Edward Strobel helps shipmate Lauren Whiting with his dress uniform in December 2000 aboard LST-325. A veterans group who took the ship from Europe to the United States has finally found it a permanent home - as a floating museum in Evansville, Ind. (Scott Schonauer / S&S file photo)
NAVAL STATION ROTA, Spain — A World War II ship that returned to prominence after a group of gray-haired veterans sailed it from Greece to the United States has finally found a home.
The LST-325 will head to Evansville, Ind., where it will become a floating museum on the Ohio River.
A group of veterans that own and operate the ship agreed to move the relic from Mobile, Ala., to Evansville this summer.
“It’s going to be great,” said Bob Jornlin, the ship’s “captain” and president of its board of directors. “We’re [going to be] more centrally located … We’re going to get new workers and a whole bunch of people who haven’t seen the ship.”
Veterans approached 15 cities across the nation to see if they wanted to become the ship’s home. They chose Evansville over Jeffersonville and Peoria, Ill., two other cities that lobbied for the ship.
A shipyard in Evansville built 167 LST ships during World War II, more than any other city.
The tank-landing ships carried troops and equipment ashore during the war and are remembered as an unglamorous but critically important maritime workhorse by those who served aboard the vessels.
Evansville plans to dock the ship at a new pier closer to downtown and possibly add a new museum to accompany it, Mayor Jonathan Weinzapfel told Stars and Stripes.
“Our community is really excited about this,” he said. “It’s a way that we can pay tribute to our past and also to the many contributions people of Evansville made over the years to the war effort. It’s an exciting time for the city of Evansville.”
The ship has remained in Alabama temporarily since the veterans, in their 60s and 70s, sailed it to Mobile nearly four years ago. The veterans group hoped to make the Gulf of Mexico coast its permanent home, but a docking fee of $150 a day and other expenses made it too expensive, Jornlin said.
A crew of more than two dozen veterans with an average age of 72 sailed the ship from Greece to Alabama in November 2000. They made the journey against the wishes of the U.S. government and some of their family members, but they arrived in Mobile with the 325-foot ship to a hero’s welcome on Jan. 10, 2001.
The story of the ship attracted national headlines, and one writer wrote a screenplay about the trip. The group has spent $600,000 to fix the ship and give it a new coat of haze-gray paint. Veterans plan to sail it from Mobile to Boston and Washington, D.C., this June to take part in World War II tribute ceremonies.
“She’s in as good of shape as she has ever been, probably the best shape since she was new,” Jornlin said.

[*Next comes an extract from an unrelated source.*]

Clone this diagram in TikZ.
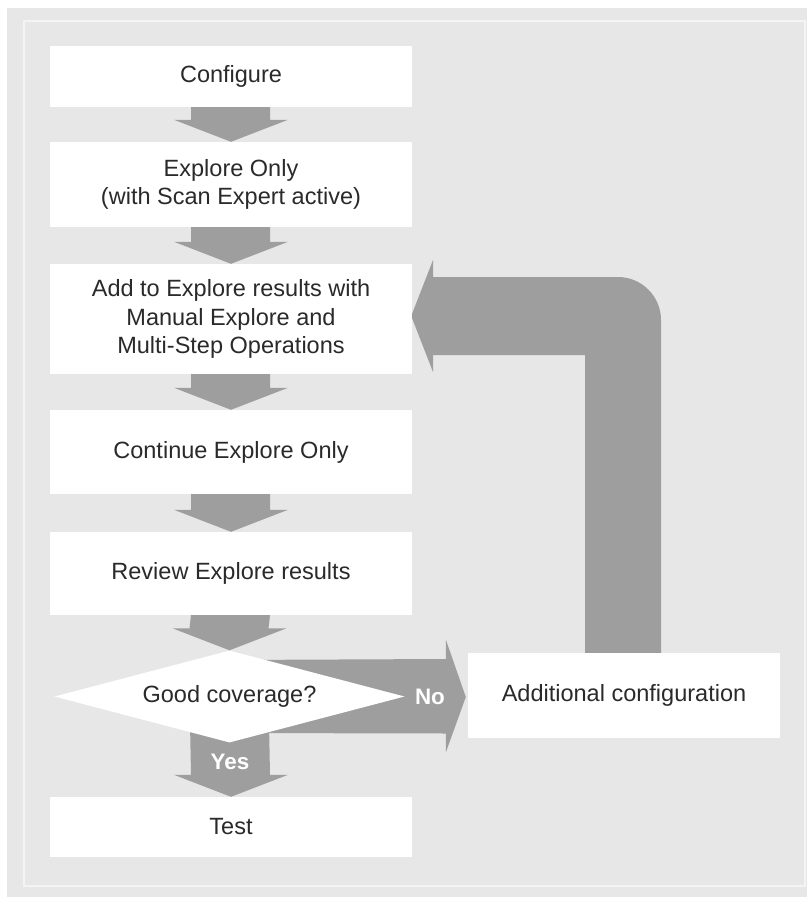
\documentclass[tikz,border=0pt]{standalone}
\usepackage{fontspec}
\setmainfont{Liberation Sans}
\usetikzlibrary{shapes.geometric,calc}
\definecolor{bggrey}{HTML}{E7E7E7}
\definecolor{arrowgrey}{HTML}{9E9E9E}
\definecolor{framegrey}{HTML}{F4F4F4}
\definecolor{txtgrey}{HTML}{2A2A2A}
\pgfdeclarelayer{background}
\pgfsetlayers{background,main}
\tikzset{
  stepbox/.style={fill=white, draw=none, minimum width=362bp, inner sep=0pt, align=center,
    text=txtgrey, font=\fontsize{23.6}{28.5}\selectfont},
  decision/.style={diamond, fill=white, draw=none, minimum width=350bp, minimum height=92bp,
    inner sep=0pt, aspect=3.8, text=txtgrey, font=\fontsize{23.6}{28.5}\selectfont},
  arrowfill/.style={fill=arrowgrey, draw=none},
  armlabel/.style={text=white, inner sep=0pt, font=\fontsize{22.5}{27}\selectfont\bfseries}
}
\begin{document}
\begin{tikzpicture}[x=1bp,y=-1bp]
\useasboundingbox (0,0) rectangle (807,897);
% nodes
\node[stepbox, minimum height=61bp] (configure) at (231,76.5) {Configure};
\node[stepbox, minimum height=85bp] (explore) at (231,184.5) {Explore Only\\(with Scan Expert active)};
\node[stepbox, minimum height=110bp] (add) at (231,319) {Add to Explore results with\\Manual Explore and\\Multi-Step Operations};
\node[stepbox, minimum height=84bp] (continue) at (231,452) {Continue Explore Only};
\node[stepbox, minimum height=83bp] (review) at (231,573.5) {Review Explore results};
\node[decision] (good) at (229.5,696.5) {Good coverage?};
\node[stepbox, minimum height=60bp] (test) at (231,827) {Test};
\node[stepbox, minimum width=312bp, minimum height=85bp] (addl) at (624,695.5) {Additional configuration};
% labels on arrows
\node[armlabel] (no) at (430,697) {No};
\node[armlabel] (yes) at (230,762) {Yes};
\begin{pgfonlayer}{background}
\fill[white] (0,0) rectangle (807,897);
\fill[bggrey] (7,8) rectangle (807,897);
\draw[framegrey, line width=2bp] (24,21) rectangle (805,886);
% straight block arrows downwards
\foreach \a/\b in {configure/explore, explore/add, add/continue, continue/review, review/good} {
  \fill[arrowfill] ($(\a.south)+(-40,0)$) -- ($(\b.north)+(-40,-22)$) -- ($(\b.north)+(-57,-22)$)
    -- (\b.north) -- ($(\b.north)+(57,-22)$) -- ($(\b.north)+(39,-22)$) -- ($(\a.south)+(39,0)$) -- cycle;
}
% Yes arrow
\fill[arrowfill] ($(good.center)+(-40,0)$) -- ($(test.north)+(-40,-22)$) -- ($(test.north)+(-57,-22)$)
  -- (test.north) -- ($(test.north)+(57,-22)$) -- ($(test.north)+(39,-22)$) -- ($(good.center)+(39,0)$) -- cycle;
% No arrow
\fill[arrowfill] ($(good.center)+(0,-36.5)$) -- ($(addl.west)+(-22,-36.5)$) -- ($(addl.west)+(-22,-56)$)
  -- ($(addl.west)+(-2,1.5)$) -- ($(addl.west)+(-22,57)$) -- ($(addl.west)+(-22,38)$) -- ($(good.center)+(0,36.5)$) -- cycle;
% loop arrow back to "Add to Explore results"
\fill[arrowfill] ($(addl.north)+(-39,0)$) -- (585,355) -- (433,355) -- (433,372)
  -- ($(add.east)+(-1,-3)$) -- (433,260) -- (433,277) -- (618,277)
  .. controls (641.7,277) and (661,296.3) .. (661,320) -- ($(addl.north)+(37,0)$) -- cycle;
\end{pgfonlayer}
\end{tikzpicture}
\end{document}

Sadly, some of the veterans who helped bring the LST-325 to the United States won’t be able to see their dream of finding a permanent home for the ship become reality. Several of the original crewmembers and those who helped get the ship ready for the trip have since passed away, including the ship’s executive officer, Jackson Carter.
Crewmembers hope to use tugboats to push the ship up the Mississippi River to Evansville sometime this summer.